Year: Day to Day Men: March 17
Morning’s Red Splendor
The seventeenth of March in 1916 marks the birth date of Ray Ellington, an English singer, drummer and bandleader. He specialized in jazz but experimented with many other genres. Ellington’s musical style was heavily influenced by songwriter and saxophonist Louis Jordan’s up-tempo hybrid of jazz, blues, and boogie-woogie.
Born Henry Pitts Brown in Kennington, London, Ray Ellington was the youngest of four children to Eva Stenkell Rosenthal and Harry Pitts Brown, an African-American music hall comedian. After his fathe’s death in 1920, he was raised as an Orthodox Jew and, beginning in 1924, attended the South London Jewish School until 1930. Ellington entered show business at the age of twelve with his first acting appearance on a London stage.
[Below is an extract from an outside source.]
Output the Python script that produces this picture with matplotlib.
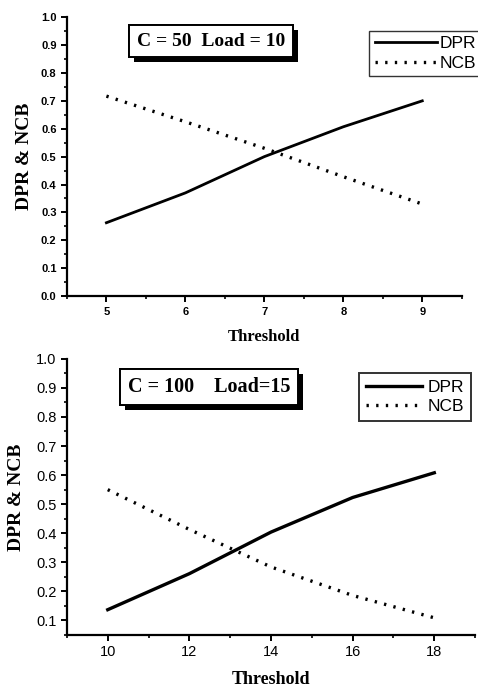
import matplotlib
matplotlib.use('Agg')
import matplotlib.pyplot as plt
import matplotlib.patheffects as pe
from matplotlib.ticker import MultipleLocator

# top panel: C = 50, Load = 10
thr_top = [5, 6, 7, 8, 9]
dpr_top = [0.263, 0.37, 0.50, 0.607, 0.70]
ncb_top = [0.717, 0.625, 0.53, 0.428, 0.33]

# bottom panel: C = 100, Load = 15
thr_bot = [10, 12, 14, 16, 18]
dpr_bot = [0.137, 0.261, 0.404, 0.523, 0.608]
ncb_bot = [0.55, 0.413, 0.284, 0.186, 0.109]

serif = 'Liberation Serif'
sans = 'Liberation Sans'

fig = plt.figure(figsize=(4.78, 6.87), dpi=100)
ax1 = fig.add_axes([0.140, 0.569, 0.826, 0.406])
ax2 = fig.add_axes([0.140, 0.0757, 0.854, 0.402])

dotted = (0, (0.7, 2.2))


def style_axes(ax, tick_size, bold_ticks):
    for s in ['top', 'right']:
        ax.spines[s].set_visible(False)
    for s in ['left', 'bottom']:
        ax.spines[s].set_linewidth(1.6)
    ax.tick_params(which='major', direction='out', length=4, width=1.4,
                   labelsize=tick_size)
    ax.tick_params(which='minor', direction='out', length=2.5, width=1.2)
    for lab in ax.get_xticklabels() + ax.get_yticklabels():
        lab.set_fontfamily(sans)
        if bold_ticks:
            lab.set_fontweight('bold')


def info_box(ax, x, y, txt, size):
    t = ax.text(x, y, txt, transform=ax.transAxes, ha='center', va='center',
                fontsize=size, fontweight='bold', family=serif,
                bbox=dict(boxstyle='square,pad=0.4', facecolor='white',
                          edgecolor='black', linewidth=1.4))
    t.get_bbox_patch().set_path_effects(
        [pe.withSimplePatchShadow(offset=(3.5, -3.5), shadow_rgbFace='black', alpha=1.0),
         pe.Normal()])


# top
ax1.plot(thr_top, dpr_top, color='black', lw=2.0, label='DPR')
ax1.plot(thr_top, ncb_top, color='black', lw=2.4, ls=dotted, label='NCB')
ax1.set_xlim(4.5, 9.5)
ax1.set_ylim(0, 1.0)
ax1.xaxis.set_major_locator(MultipleLocator(1))
ax1.xaxis.set_minor_locator(MultipleLocator(0.5))
ax1.set_yticks([i / 10 for i in range(11)])
ax1.set_yticklabels(['%.1f' % (i / 10) for i in range(11)])
ax1.yaxis.set_minor_locator(MultipleLocator(0.05))
style_axes(ax1, 8, True)
ax1.set_xlabel('Threshold', fontsize=12, fontweight='bold', family=serif, labelpad=9)
ax1.set_ylabel('DPR & NCB', fontsize=14, fontweight='bold', family=serif, labelpad=6)
info_box(ax1, 0.365, 0.914, 'C = 50  Load = 10', 14)
leg1 = ax1.legend(loc='upper right', bbox_to_anchor=(1.05, 0.95), frameon=True,
                  fancybox=False, edgecolor='black', handlelength=3.6,
                  prop={'family': sans, 'size': 12.5}, borderpad=0.3,
                  handletextpad=0.15, labelspacing=0.25, borderaxespad=0)
leg1.get_frame().set_linewidth(1.0)

# bottom
ax2.plot(thr_bot, dpr_bot, color='black', lw=2.4, label='DPR')
ax2.plot(thr_bot, ncb_bot, color='black', lw=2.4, ls=dotted, label='NCB')
ax2.set_xlim(9, 19)
ax2.set_ylim(0.05, 1.0)
ax2.xaxis.set_major_locator(MultipleLocator(2))
ax2.xaxis.set_minor_locator(MultipleLocator(1))
ax2.set_yticks([i / 10 for i in range(1, 11)])
ax2.set_yticklabels(['%.1f' % (i / 10) for i in range(1, 11)])
ax2.yaxis.set_minor_locator(MultipleLocator(0.05))
style_axes(ax2, 10.5, False)
ax2.set_xlabel('Threshold', fontsize=13, fontweight='bold', family=serif, labelpad=8)
ax2.set_ylabel('DPR & NCB', fontsize=14, fontweight='bold', family=serif, labelpad=8)
info_box(ax2, 0.348, 0.899, 'C = 100    Load=15', 14.5)
leg2 = ax2.legend(loc='upper right', bbox_to_anchor=(0.99, 0.95), frameon=True,
                  fancybox=False, edgecolor='black', handlelength=3.2,
                  prop={'family': sans, 'size': 12.5}, borderpad=0.4,
                  handletextpad=0.35, labelspacing=0.25, borderaxespad=0)
leg2.get_frame().set_linewidth(1.4)

fig.savefig('out.png', dpi=100)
In 1937, Ellington joined Harry Roy and His Orchestra as the band’s drummer. At his first session with the band, he did vocals along with his drumming for the 1937 song “Swing for Sale”. In May of 1940, Ellington was called for military service. He joined the Royal Air Force and became a physical training instructor for the course of the war. Ellington also played in service bands including the RAF’s Blue Eagles in 1945.
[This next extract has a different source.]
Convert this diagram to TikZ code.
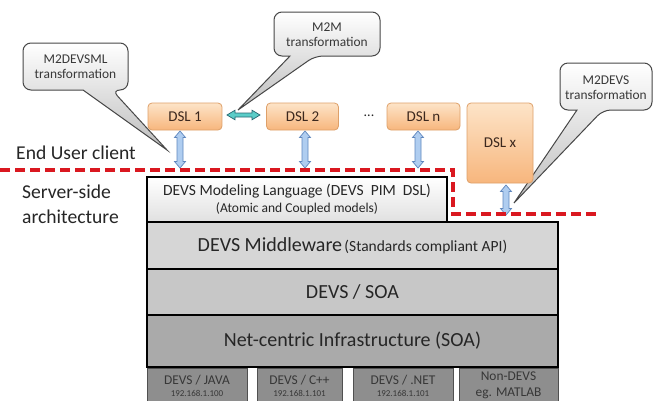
\documentclass[tikz,border=0pt]{standalone}
\usepackage{fontspec}
\setmainfont{Carlito}
\usetikzlibrary{calc}
\definecolor{txt}{RGB}{38,38,38}
\definecolor{dslborder}{RGB}{222,160,105}
\definecolor{dsltop}{RGB}{253,228,200}
\definecolor{dslbot}{RGB}{247,182,125}
\definecolor{dsltxt}{RGB}{60,40,30}
\definecolor{mwfill}{RGB}{214,214,214}
\definecolor{soafill}{RGB}{199,199,199}
\definecolor{netfill}{RGB}{170,170,170}
\definecolor{botfill}{RGB}{142,142,142}
\definecolor{botborder}{RGB}{80,80,80}
\definecolor{bottxt}{RGB}{55,55,55}
\definecolor{bluefill}{RGB}{175,205,240}
\definecolor{blueline}{RGB}{95,135,190}
\definecolor{cyanfill}{RGB}{90,205,200}
\definecolor{cyanline}{RGB}{40,105,115}
\definecolor{reddash}{RGB}{218,24,32}
\tikzset{
  callout/.style={draw=black!72, line width=1pt, top color=white, bottom color=black!26, rounded corners=8pt},
  calltext/.style={font=\fontsize{13.4}{15}\selectfont, text=black!78, align=center},
  dsl/.style={draw=dslborder, line width=0.8pt, rounded corners=4pt, top color=dsltop, bottom color=dslbot,
    font=\fontsize{15}{17}\selectfont, text=dsltxt, inner sep=0pt},
  layer/.style={draw=black, line width=1.6pt, inner sep=0pt, text=txt},
  botbox/.style={draw=botborder, line width=1pt, fill=botfill, inner sep=0pt, text=bottxt, align=center,
    minimum height=34pt, anchor=north},
  vblockstyle/.style={draw=blueline, fill=bluefill, line width=0.7pt, line join=miter},
  hblockstyle/.style={draw=cyanline, fill=cyanfill, line width=0.7pt, line join=miter},
  sidelabel/.style={font=\fontsize{19.6}{25}\selectfont, text=txt, align=left, anchor=west, inner sep=0pt},
  border/.style={reddash, line width=3.2pt, dash pattern=on 10pt off 5pt}
}
% vertical double block arrow from #1 (top) to #2 (bottom)
\newcommand\vblock[2]{\path[vblockstyle] (#1) -- ($(#1)+(5.5,6.5)$) -- ($(#1)+(3,6.5)$) -- ($(#2)+(3,-6.5)$) -- ($(#2)+(5.5,-6.5)$) -- (#2) -- ($(#2)+(-5.5,-6.5)$) -- ($(#2)+(-3,-6.5)$) -- ($(#1)+(-3,6.5)$) -- ($(#1)+(-5.5,6.5)$) -- cycle;}
% horizontal double block arrow from #1 (left) to #2 (right)
\newcommand\hblock[2]{\path[hblockstyle] (#1) -- ($(#1)+(8,-4.8)$) -- ($(#1)+(8,-2)$) -- ($(#2)+(-8,-2)$) -- ($(#2)+(-8,-4.8)$) -- (#2) -- ($(#2)+(-8,4.8)$) -- ($(#2)+(-8,2)$) -- ($(#1)+(8,2)$) -- ($(#1)+(8,4.8)$) -- cycle;}
\begin{document}
\begin{tikzpicture}[x=1pt,y=-1pt]
\useasboundingbox (0,0) rectangle (654,400);
\fill[white] (0,0) rectangle (654,400);

% callouts
\path[callout] (75,43) -- (128,43) -- (128,90) -- (112,90) [sharp corners] -- (167,150) -- (83,90) -- (60,90) [rounded corners=8pt] -- (23,90) -- (23,43) -- cycle;
\node[calltext] (c1) at (75.5,67) {M2DEVSML\\transformation};
\path[callout] (330,12) -- (380,12) -- (380,56) -- (315,56) [sharp corners] -- (238,110) -- (290,56) -- (285,56) [rounded corners=8pt] -- (274,56) -- (274,12) -- cycle;
\node[calltext] (c2) at (327,34.5) {M2M\\transformation};
\path[callout] (600,63) -- (652,63) -- (652,110) -- (603,110) [sharp corners] -- (514,203) -- (577,110) -- (570,110) [rounded corners=8pt] -- (560,110) -- (560,63) -- cycle;
\node[calltext] (c3) at (606,87.5) {M2DEVS\\transformation};

% DSL boxes
\node[dsl, minimum width=74pt, minimum height=27pt] (dsl1) at (185,116.5) {DSL 1};
\node[dsl, minimum width=72pt, minimum height=27pt] (dsl2) at (302.5,116.5) {DSL 2};
\node[font=\fontsize{14}{15}\selectfont, text=txt] (dots) at (369,116) {...};
\node[dsl, minimum width=73pt, minimum height=27pt] (dsln) at (423.5,116.5) {DSL n};
\node[dsl, minimum width=66pt, minimum height=80pt] (dslx) at (500,143) {DSL x};

\coordinate (m2ml) at (227,115);
\coordinate (m2mr) at (260,115);
\hblock{m2ml}{m2mr}

% labels
\node[sidelabel] (client) at (16,153) {End User client};
\node[sidelabel] (server) at (22,204.5) {Server-side\\architecture};

% layered stack
\node[layer, top color=white, bottom color=black!12, minimum width=300pt, minimum height=45pt, align=center, font=\fontsize{15.5}{17}\selectfont] (ml) at (297,199.5)
  {DEVS Modeling Language (DEVS\ \ PIM\ \ DSL)\\[0pt]\fontsize{13.5}{14}\selectfont (Atomic and Coupled models)};
\node[layer, fill=mwfill, minimum width=411pt, minimum height=47pt] (mw) at (352.5,245.5)
  {{\fontsize{20}{22}\selectfont DEVS Middleware} {\fontsize{15.5}{17}\selectfont (Standards compliant API)}};
\node[layer, fill=soafill, minimum width=411pt, minimum height=46pt, font=\fontsize{20}{22}\selectfont] (soa) at (352.5,292) {DEVS / SOA};
\node[layer, fill=netfill, minimum width=411pt, minimum height=52pt, font=\fontsize{20}{22}\selectfont] (net) at (352.5,341) {Net-centric Infrastructure (SOA)};

\node[botbox, minimum width=100pt, font=\fontsize{13.4}{13}\selectfont] (java) at (197,368) {DEVS / JAVA\\[-1pt]\fontsize{9}{9}\selectfont 192.168.1.100};
\node[botbox, minimum width=85pt, font=\fontsize{13.4}{13}\selectfont] (cpp) at (299.5,368) {DEVS / C++\\[-1pt]\fontsize{9}{9}\selectfont 192.168.1.101};
\node[botbox, minimum width=100pt, font=\fontsize{13.4}{13}\selectfont] (dotnet) at (403,368) {DEVS / .NET\\[-1pt]\fontsize{9}{9}\selectfont 192.168.1.101};
\node[botbox, minimum width=99pt, font=\fontsize{13.4}{16}\selectfont] (matlab) at (508.5,368) {Non-DEVS\\eg. MATLAB};

% vertical block arrows
\coordinate (a1t) at (180,131); \coordinate (a1b) at (180,168);
\coordinate (a2t) at (305,131); \coordinate (a2b) at (305,168);
\coordinate (ant) at (418,131); \coordinate (anb) at (418,168);
\coordinate (axt) at (506,185); \coordinate (axb) at (506,215);
\vblock{a1t}{a1b}
\vblock{a2t}{a2b}
\vblock{ant}{anb}
\vblock{axt}{axb}

% client / server border
\coordinate (r0) at (0,170);
\coordinate (r1) at (453,170);
\coordinate (r2) at (453,214);
\coordinate (r3) at (598,214);
\draw[border] (r0) -- (r1) -- (r2) -- (r3);
\end{tikzpicture}
\end{document}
After demobilization, Ray Ellington resumed his music career with a group of his own musicians that played at London’s The Bag O’Nails club. After rejoining Harry Roy’s orchestra for a couple of months, he formed the Ray Ellington Quartet in 1947. Ellington’s band was one of the first in the United Kingdom to feature the simple guitar, bass, drums and piano format that became the basis of rock and roll. The band was also one of the first jazz bands in the United Kingdom to feature an amplified guitar.
The guitarist in the Ray Ellington Quartet was Trinidadian Lauderic Rex Caton, an autodidact on guitar who played professionally from the age of seventeen. He was also proficient on saxophone, double bass and banjo. Jazz pianist Dick Katz studied at the Peabody Institute, the Manhattan School of Music and the Juilliard School. He became the favorite pianist of Benny Carter, Coleman Hawkins and vocalists Carmen McRae and Helen Merrill. Jamaican-born George Coleridge Goode was the bassist and had recorded with Django Reinhardt the year before the quartet was formed. He had a long collaboration with alto saxophonist Joe Harriott and became involved with Harriott’s pioneering blend of jazz and Indian music, the Indo-Jazz Fusions.
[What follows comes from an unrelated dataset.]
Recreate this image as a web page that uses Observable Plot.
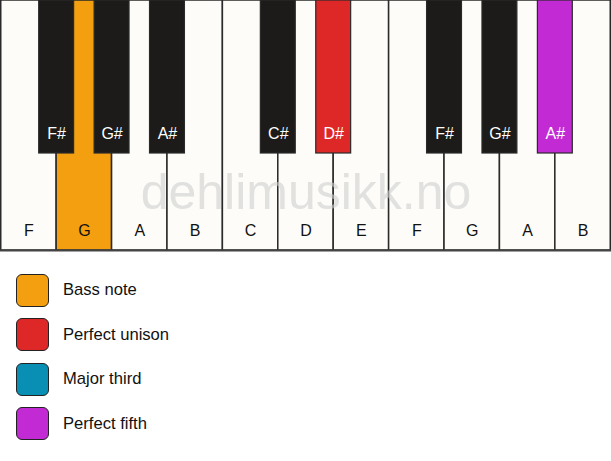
<!DOCTYPE html>
<html>
<head>
<meta charset="utf-8">
<script src="https://cdn.jsdelivr.net/npm/d3@7"></script>
<script src="https://cdn.jsdelivr.net/npm/@observablehq/plot@0.6"></script>
<style>
  body { margin: 0; background: #fff; font-family: "Liberation Sans", Arial, sans-serif; }
  #legend { position: relative; padding-top: 21px; padding-left: 16px; }
  .row { display: flex; align-items: center; height: 34px; margin-bottom: 10.5px; }
  .sw { width: 31px; height: 31px; border: 1.5px solid #222; border-radius: 6px; box-sizing: content-box; }
  .lab { margin-left: 14px; font-size: 16.6px; color: #111; }
  svg { display: block; }
</style>
</head>
<body>
<div id="chart"></div>
<div id="legend"></div>
<script>
// white keys
const whiteNotes = ["F","G","A","B","C","D","E","F","G","A","B"];
const whiteColors = ["#FDFCF8","#F39F0F","#FDFCF8","#FDFCF8","#FDFCF8","#FDFCF8","#FDFCF8","#FDFCF8","#FDFCF8","#FDFCF8","#FDFCF8"];
// black keys: position = white key boundary index
const blackNotes = ["F#","G#","A#","C#","D#","F#","G#","A#"];
const blackPos = [1,2,3,5,6,8,9,10];
const blackColors = ["#1C1B19","#1C1B19","#1C1B19","#1C1B19","#DE2828","#1C1B19","#1C1B19","#C22AD4"];
// legend
const legendLabels = ["Bass note","Perfect unison","Major third","Perfect fifth"];
const legendColors = ["#F39F0F","#DE2828","#0A8FB4","#C22AD4"];
const watermark = "dehlimusikk.no";

const blackWidth = 0.63;
const blackDepth = 0.612;

const whites = whiteNotes.map((n, i) => ({note: n, x1: i, x2: i + 1, fill: whiteColors[i]}));
const blacks = blackNotes.map((n, i) => ({note: n, x1: blackPos[i] - blackWidth / 2, x2: blackPos[i] + blackWidth / 2, c: blackPos[i], fill: blackColors[i]}));

const plot = Plot.plot({
  width: 611,
  height: 252,
  margin: 0,
  x: {domain: [0, 11], range: [0.75, 610.25], axis: null},
  y: {domain: [0, 1], range: [0, 250], axis: null},
  style: {fontFamily: "'Liberation Sans', Arial, sans-serif", background: "transparent"},
  marks: [
    Plot.rect(whites, {x1: "x1", x2: "x2", y1: 0, y2: 1, fill: "fill", stroke: "#2a2a2a", strokeWidth: 1.5}),
    Plot.text(whites, {x: d => (d.x1 + d.x2) / 2, y: 0.92, text: "note", fill: "#111", fontSize: 16}),
    Plot.text([watermark], {x: 5.5, y: 0.77, text: d => d, fill: "#cfcfcf", fillOpacity: 0.6, fontSize: 50}),
    Plot.rect(blacks, {x1: "x1", x2: "x2", y1: 0, y2: blackDepth, fill: "fill", stroke: "#2a2a2a", strokeWidth: 1.2}),
    Plot.text(blacks, {x: "c", y: 0.532, text: "note", fill: "#fff", fontSize: 16}),
    Plot.ruleY([1], {stroke: "#444", strokeWidth: 2})
  ]
});
document.getElementById("chart").appendChild(plot);

const leg = d3.select("#legend");
legendLabels.forEach((l, i) => {
  const r = leg.append("div").attr("class", "row");
  r.append("div").attr("class", "sw").style("background", legendColors[i]);
  r.append("div").attr("class", "lab").text(l);
});
</script>
</body>
</html>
From 1951 to 1960, the Ray Ellington Quartet had a regular music segment on “The Goon Show”, a radio comedy program broadcast by the BBC Home Service and occasionally the BBC Light Program. Musical performances alternated with scripted comedy segments. Occasionally Ellington would have small speaking roles in many of the episodes; no attempt was made to change his normal accent regardless the role.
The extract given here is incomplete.